[Work instructions] Leave out all pictures and return, exactly as written, the lines from the line containing "Clone this diagram in TikZ." to the line containing "at (459, 23)", both ends kept.

####

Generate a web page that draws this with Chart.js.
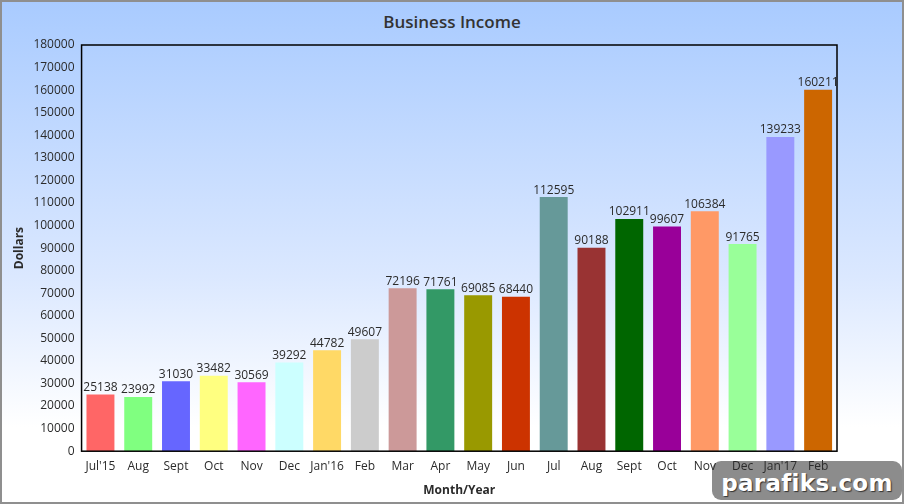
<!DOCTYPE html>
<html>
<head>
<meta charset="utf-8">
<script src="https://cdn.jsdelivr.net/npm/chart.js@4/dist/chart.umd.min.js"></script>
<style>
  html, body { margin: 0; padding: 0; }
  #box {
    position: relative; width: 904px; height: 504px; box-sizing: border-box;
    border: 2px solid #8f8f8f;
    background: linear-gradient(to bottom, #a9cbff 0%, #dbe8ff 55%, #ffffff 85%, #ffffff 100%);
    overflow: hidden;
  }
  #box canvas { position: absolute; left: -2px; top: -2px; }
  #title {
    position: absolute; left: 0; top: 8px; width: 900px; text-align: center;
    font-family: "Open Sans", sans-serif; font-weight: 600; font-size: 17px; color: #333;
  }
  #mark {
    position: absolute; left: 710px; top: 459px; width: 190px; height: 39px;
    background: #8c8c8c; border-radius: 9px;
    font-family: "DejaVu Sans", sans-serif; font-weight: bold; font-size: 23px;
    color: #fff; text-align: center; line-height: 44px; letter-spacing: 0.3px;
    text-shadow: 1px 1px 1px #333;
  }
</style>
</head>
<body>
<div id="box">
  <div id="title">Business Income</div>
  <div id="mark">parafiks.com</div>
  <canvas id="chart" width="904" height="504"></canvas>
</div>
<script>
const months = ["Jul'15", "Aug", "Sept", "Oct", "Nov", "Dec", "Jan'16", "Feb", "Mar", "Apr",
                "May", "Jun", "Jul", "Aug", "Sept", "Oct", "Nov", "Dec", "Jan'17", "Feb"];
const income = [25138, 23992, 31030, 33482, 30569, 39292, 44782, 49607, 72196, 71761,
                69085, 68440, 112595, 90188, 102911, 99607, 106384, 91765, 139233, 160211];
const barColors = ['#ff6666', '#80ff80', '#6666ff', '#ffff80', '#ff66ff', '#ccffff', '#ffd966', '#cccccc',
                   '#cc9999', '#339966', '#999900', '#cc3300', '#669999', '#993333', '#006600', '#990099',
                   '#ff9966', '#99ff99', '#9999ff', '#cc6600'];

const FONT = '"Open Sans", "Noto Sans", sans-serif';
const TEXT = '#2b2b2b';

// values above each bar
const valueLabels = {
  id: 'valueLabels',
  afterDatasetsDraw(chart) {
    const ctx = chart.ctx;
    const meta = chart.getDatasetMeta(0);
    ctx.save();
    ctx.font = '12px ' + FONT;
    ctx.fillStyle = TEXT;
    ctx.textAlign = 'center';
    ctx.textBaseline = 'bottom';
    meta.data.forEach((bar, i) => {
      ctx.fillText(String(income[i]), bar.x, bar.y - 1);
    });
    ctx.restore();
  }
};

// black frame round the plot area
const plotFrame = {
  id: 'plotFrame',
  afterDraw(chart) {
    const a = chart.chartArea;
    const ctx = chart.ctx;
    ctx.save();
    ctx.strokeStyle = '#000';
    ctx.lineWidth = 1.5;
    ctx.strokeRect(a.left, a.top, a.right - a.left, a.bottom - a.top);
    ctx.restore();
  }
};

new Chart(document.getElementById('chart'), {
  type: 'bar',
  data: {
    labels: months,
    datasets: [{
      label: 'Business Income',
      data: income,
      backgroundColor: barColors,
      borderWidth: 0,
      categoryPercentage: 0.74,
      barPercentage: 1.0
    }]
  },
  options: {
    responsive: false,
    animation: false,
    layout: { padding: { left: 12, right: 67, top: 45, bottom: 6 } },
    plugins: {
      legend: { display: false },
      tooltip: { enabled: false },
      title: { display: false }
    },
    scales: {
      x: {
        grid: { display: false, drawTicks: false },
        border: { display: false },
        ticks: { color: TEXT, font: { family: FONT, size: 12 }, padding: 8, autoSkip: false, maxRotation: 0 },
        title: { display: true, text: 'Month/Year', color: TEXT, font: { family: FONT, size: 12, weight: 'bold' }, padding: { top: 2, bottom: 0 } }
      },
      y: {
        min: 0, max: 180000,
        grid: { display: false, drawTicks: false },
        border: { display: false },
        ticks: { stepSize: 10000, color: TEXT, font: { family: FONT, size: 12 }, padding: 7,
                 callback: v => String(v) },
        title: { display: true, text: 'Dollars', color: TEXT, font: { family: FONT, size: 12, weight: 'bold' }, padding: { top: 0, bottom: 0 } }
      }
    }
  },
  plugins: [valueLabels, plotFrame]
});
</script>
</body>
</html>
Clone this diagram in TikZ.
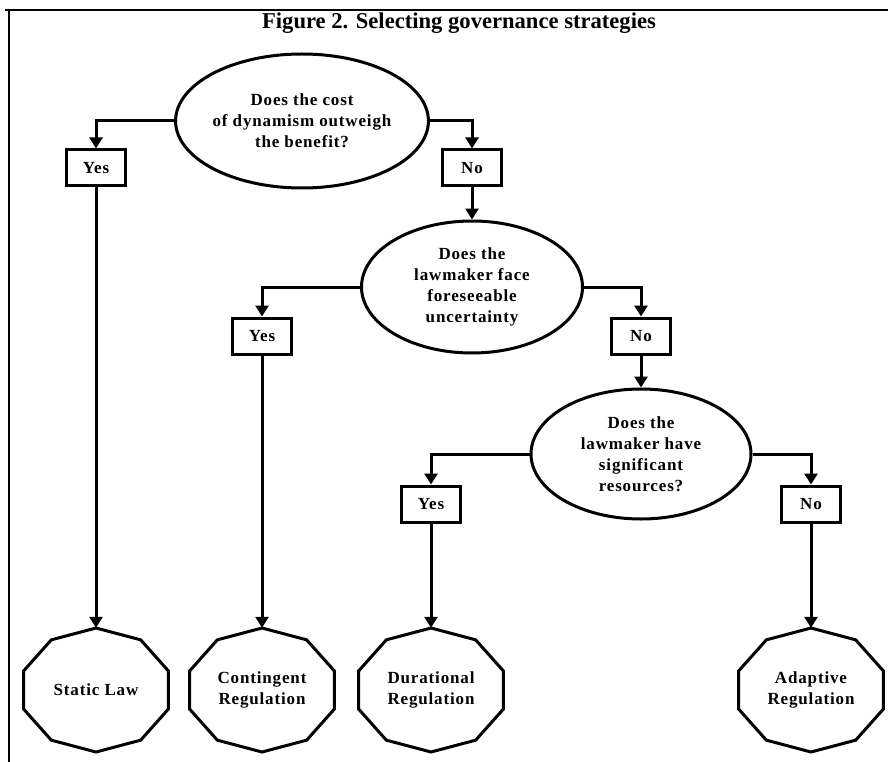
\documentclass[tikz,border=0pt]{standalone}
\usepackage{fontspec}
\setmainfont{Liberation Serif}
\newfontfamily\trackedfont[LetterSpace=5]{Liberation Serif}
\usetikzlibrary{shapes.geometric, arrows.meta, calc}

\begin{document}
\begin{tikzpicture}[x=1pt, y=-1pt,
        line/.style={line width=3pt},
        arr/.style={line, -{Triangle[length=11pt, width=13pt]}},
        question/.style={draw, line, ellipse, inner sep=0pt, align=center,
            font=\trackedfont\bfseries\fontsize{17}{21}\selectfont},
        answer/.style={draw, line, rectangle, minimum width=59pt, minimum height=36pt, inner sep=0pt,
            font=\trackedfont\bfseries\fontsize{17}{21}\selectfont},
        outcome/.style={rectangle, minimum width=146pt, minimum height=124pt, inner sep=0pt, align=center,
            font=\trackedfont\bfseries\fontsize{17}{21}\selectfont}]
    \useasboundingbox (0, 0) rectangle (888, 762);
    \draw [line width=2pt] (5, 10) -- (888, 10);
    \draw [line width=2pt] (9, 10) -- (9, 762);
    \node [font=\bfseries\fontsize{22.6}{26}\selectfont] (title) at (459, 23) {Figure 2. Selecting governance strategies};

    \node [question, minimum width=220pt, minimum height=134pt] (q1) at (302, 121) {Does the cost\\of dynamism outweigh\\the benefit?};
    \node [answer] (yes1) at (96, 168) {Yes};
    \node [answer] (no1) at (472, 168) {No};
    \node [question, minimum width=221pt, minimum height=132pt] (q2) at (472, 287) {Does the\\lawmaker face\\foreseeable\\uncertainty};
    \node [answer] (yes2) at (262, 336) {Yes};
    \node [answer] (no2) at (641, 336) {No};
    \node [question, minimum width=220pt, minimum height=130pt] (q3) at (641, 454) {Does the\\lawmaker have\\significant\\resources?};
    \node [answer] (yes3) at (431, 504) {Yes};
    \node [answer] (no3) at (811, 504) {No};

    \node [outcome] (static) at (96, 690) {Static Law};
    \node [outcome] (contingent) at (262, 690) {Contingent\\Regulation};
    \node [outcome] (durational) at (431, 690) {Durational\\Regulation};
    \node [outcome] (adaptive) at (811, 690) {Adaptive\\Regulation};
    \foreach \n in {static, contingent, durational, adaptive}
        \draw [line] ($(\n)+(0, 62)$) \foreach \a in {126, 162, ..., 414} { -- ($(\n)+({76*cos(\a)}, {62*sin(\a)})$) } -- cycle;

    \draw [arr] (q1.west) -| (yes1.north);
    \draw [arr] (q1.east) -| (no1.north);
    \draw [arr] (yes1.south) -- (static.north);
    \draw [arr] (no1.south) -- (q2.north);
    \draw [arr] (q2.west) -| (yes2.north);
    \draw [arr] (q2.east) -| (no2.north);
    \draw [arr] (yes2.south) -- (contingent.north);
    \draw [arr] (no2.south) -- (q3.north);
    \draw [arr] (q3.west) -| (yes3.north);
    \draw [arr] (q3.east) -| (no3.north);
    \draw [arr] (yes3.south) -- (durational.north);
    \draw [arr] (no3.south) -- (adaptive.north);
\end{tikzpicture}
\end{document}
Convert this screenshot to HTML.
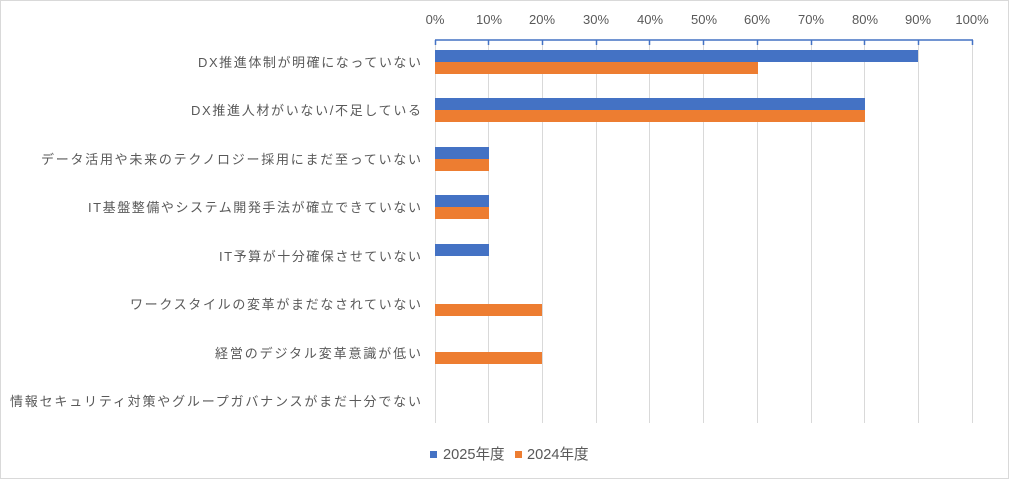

####

[Result of the task]
Clone this diagram in TikZ.
\documentclass[tikz,border=0pt]{standalone}
\usepackage{fontspec}
\setmainfont{Liberation Serif}
\newfontfamily\trackedfont[LetterSpace=5]{Liberation Serif}
\usetikzlibrary{shapes.geometric, arrows.meta, calc}

\begin{document}
\begin{tikzpicture}[x=1pt, y=-1pt,
        line/.style={line width=3pt},
        arr/.style={line, -{Triangle[length=11pt, width=13pt]}},
        question/.style={draw, line, ellipse, inner sep=0pt, align=center,
            font=\trackedfont\bfseries\fontsize{17}{21}\selectfont},
        answer/.style={draw, line, rectangle, minimum width=59pt, minimum height=36pt, inner sep=0pt,
            font=\trackedfont\bfseries\fontsize{17}{21}\selectfont},
        outcome/.style={rectangle, minimum width=146pt, minimum height=124pt, inner sep=0pt, align=center,
            font=\trackedfont\bfseries\fontsize{17}{21}\selectfont}]
    \useasboundingbox (0, 0) rectangle (888, 762);
    \draw [line width=2pt] (5, 10) -- (888, 10);
    \draw [line width=2pt] (9, 10) -- (9, 762);
    \node [font=\bfseries\fontsize{22.6}{26}\selectfont] (title) at (459, 23) {Figure 2. Selecting governance strategies};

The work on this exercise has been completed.